Anyone specific I should look into to help me understand Kant?
>>8104923
Thanks.
>>8104957
Kant is responding to Hume
Read Hume (or snippets of him) and then use >>8104923
>>8104910
Yes, I'm a philosophy bachelor, you can't go through studying philosophy without reading carefully reading Kant, especially the first critique.
The trick to grasp Kant is in rereading and taking your time, not being hasty.
"We are returning to Kant. May this be an occasion for you to skim, read or re-read The Critique of Pure Reason. There is no doubt that a tremendous event in philosophy happens with this idea of critique. In going into it, ourselves, or in going back into it, I had stopped reading it a very long time ago and I read it again for you, it must be said that it is a completely stifling philosophy.
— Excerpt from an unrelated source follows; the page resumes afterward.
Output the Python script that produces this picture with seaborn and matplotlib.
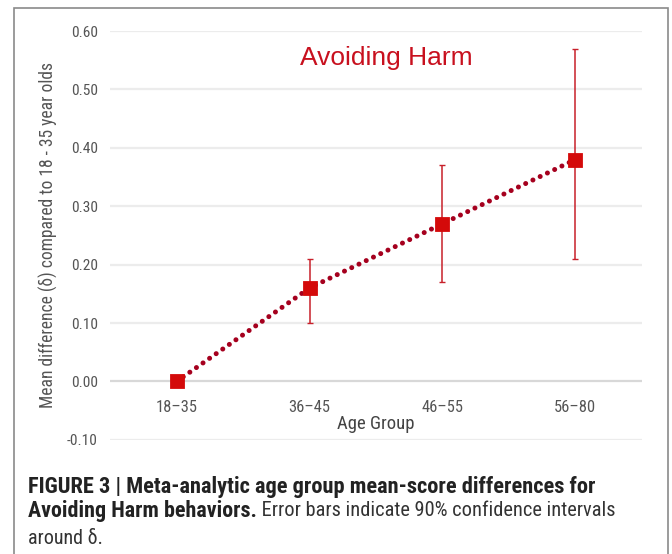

It's an excessive atmosphere, but if one holds up, and the important thing above all is not to understand, the important thing is to take on the rhythm of a given man, a given writer, a given philosopher, if one holds up, all this northern fog which lands on top of us starts to dissipate, and underneath there is an amazing architecture".
http://deleuzelectures.blogspot.rs/2007/02/on-kant.html
>>8105036
Thanks.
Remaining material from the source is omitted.